◆ **Your instructions**
Repeat every line of the data exactly, but not the pictures.
* Begin Recorded information *
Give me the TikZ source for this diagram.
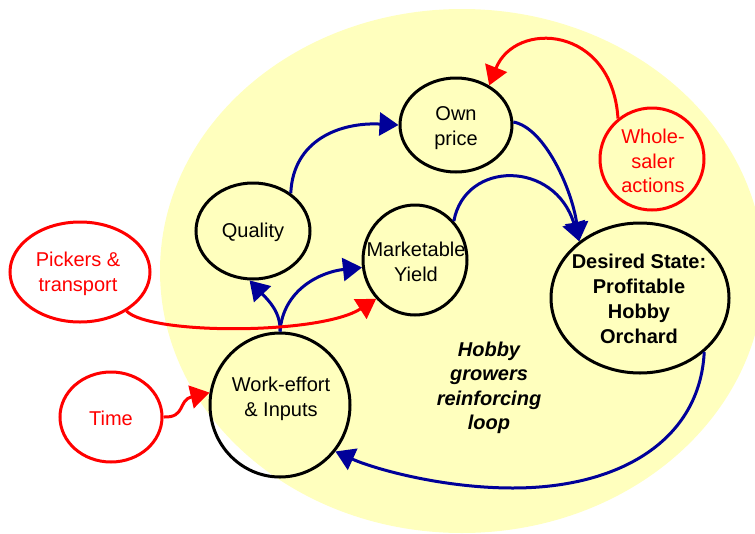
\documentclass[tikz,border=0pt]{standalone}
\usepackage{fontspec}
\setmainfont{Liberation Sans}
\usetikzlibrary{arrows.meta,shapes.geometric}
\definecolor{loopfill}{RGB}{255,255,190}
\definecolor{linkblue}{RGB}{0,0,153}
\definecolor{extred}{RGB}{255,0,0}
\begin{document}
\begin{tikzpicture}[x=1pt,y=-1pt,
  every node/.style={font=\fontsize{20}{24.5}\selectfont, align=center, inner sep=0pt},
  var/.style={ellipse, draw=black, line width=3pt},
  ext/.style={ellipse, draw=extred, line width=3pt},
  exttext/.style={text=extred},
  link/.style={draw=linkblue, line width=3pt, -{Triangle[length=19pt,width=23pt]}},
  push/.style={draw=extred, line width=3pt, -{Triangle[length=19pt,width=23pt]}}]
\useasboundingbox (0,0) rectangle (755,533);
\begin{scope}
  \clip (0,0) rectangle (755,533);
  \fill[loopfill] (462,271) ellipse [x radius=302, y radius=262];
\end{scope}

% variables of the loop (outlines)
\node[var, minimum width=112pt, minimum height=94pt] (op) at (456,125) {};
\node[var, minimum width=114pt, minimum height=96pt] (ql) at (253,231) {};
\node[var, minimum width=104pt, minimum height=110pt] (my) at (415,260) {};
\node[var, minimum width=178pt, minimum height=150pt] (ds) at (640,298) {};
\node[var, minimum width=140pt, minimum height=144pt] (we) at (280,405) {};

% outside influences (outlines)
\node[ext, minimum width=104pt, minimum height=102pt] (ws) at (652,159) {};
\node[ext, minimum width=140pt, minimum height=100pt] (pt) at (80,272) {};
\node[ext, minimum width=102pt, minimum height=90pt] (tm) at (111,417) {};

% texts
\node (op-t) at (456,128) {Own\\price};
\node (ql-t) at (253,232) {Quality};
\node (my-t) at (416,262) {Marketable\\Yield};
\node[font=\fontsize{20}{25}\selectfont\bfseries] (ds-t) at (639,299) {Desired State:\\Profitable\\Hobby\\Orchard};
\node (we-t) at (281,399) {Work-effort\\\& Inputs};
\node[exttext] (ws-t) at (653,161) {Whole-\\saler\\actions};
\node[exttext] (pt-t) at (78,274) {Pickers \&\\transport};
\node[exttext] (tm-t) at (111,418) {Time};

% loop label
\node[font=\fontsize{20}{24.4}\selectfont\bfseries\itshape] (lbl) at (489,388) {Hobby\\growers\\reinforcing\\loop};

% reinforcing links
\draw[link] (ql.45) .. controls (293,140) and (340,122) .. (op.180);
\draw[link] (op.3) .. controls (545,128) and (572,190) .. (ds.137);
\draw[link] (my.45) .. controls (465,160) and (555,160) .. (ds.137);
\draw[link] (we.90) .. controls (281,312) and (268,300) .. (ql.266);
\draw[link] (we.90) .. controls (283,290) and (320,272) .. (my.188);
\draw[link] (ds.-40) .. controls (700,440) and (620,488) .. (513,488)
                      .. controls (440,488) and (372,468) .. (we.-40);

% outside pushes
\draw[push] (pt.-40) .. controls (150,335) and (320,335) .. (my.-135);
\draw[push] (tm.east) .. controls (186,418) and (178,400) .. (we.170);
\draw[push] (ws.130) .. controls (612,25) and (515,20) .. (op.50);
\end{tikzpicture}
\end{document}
* End Recorded information *
◆ **The solution**
Give me the TikZ source for this diagram.
\documentclass[tikz,border=0pt]{standalone}
\usepackage{fontspec}
\setmainfont{Liberation Sans}
\usetikzlibrary{arrows.meta,shapes.geometric}
\definecolor{loopfill}{RGB}{255,255,190}
\definecolor{linkblue}{RGB}{0,0,153}
\definecolor{extred}{RGB}{255,0,0}
\begin{document}
\begin{tikzpicture}[x=1pt,y=-1pt,
  every node/.style={font=\fontsize{20}{24.5}\selectfont, align=center, inner sep=0pt},
  var/.style={ellipse, draw=black, line width=3pt},
  ext/.style={ellipse, draw=extred, line width=3pt},
  exttext/.style={text=extred},
  link/.style={draw=linkblue, line width=3pt, -{Triangle[length=19pt,width=23pt]}},
  push/.style={draw=extred, line width=3pt, -{Triangle[length=19pt,width=23pt]}}]
\useasboundingbox (0,0) rectangle (755,533);
\begin{scope}
  \clip (0,0) rectangle (755,533);
  \fill[loopfill] (462,271) ellipse [x radius=302, y radius=262];
\end{scope}

% variables of the loop (outlines)
\node[var, minimum width=112pt, minimum height=94pt] (op) at (456,125) {};
\node[var, minimum width=114pt, minimum height=96pt] (ql) at (253,231) {};
\node[var, minimum width=104pt, minimum height=110pt] (my) at (415,260) {};
\node[var, minimum width=178pt, minimum height=150pt] (ds) at (640,298) {};
\node[var, minimum width=140pt, minimum height=144pt] (we) at (280,405) {};

% outside influences (outlines)
\node[ext, minimum width=104pt, minimum height=102pt] (ws) at (652,159) {};
\node[ext, minimum width=140pt, minimum height=100pt] (pt) at (80,272) {};
\node[ext, minimum width=102pt, minimum height=90pt] (tm) at (111,417) {};

% texts
\node (op-t) at (456,128) {Own\\price};
\node (ql-t) at (253,232) {Quality};
\node (my-t) at (416,262) {Marketable\\Yield};
\node[font=\fontsize{20}{25}\selectfont\bfseries] (ds-t) at (639,299) {Desired State:\\Profitable\\Hobby\\Orchard};
\node (we-t) at (281,399) {Work-effort\\\& Inputs};
\node[exttext] (ws-t) at (653,161) {Whole-\\saler\\actions};
\node[exttext] (pt-t) at (78,274) {Pickers \&\\transport};
\node[exttext] (tm-t) at (111,418) {Time};

% loop label
\node[font=\fontsize{20}{24.4}\selectfont\bfseries\itshape] (lbl) at (489,388) {Hobby\\growers\\reinforcing\\loop};

% reinforcing links
\draw[link] (ql.45) .. controls (293,140) and (340,122) .. (op.180);
\draw[link] (op.3) .. controls (545,128) and (572,190) .. (ds.137);
\draw[link] (my.45) .. controls (465,160) and (555,160) .. (ds.137);
\draw[link] (we.90) .. controls (281,312) and (268,300) .. (ql.266);
\draw[link] (we.90) .. controls (283,290) and (320,272) .. (my.188);
\draw[link] (ds.-40) .. controls (700,440) and (620,488) .. (513,488)
                      .. controls (440,488) and (372,468) .. (we.-40);

% outside pushes
\draw[push] (pt.-40) .. controls (150,335) and (320,335) .. (my.-135);
\draw[push] (tm.east) .. controls (186,418) and (178,400) .. (we.170);
\draw[push] (ws.130) .. controls (612,25) and (515,20) .. (op.50);
\end{tikzpicture}
\end{document}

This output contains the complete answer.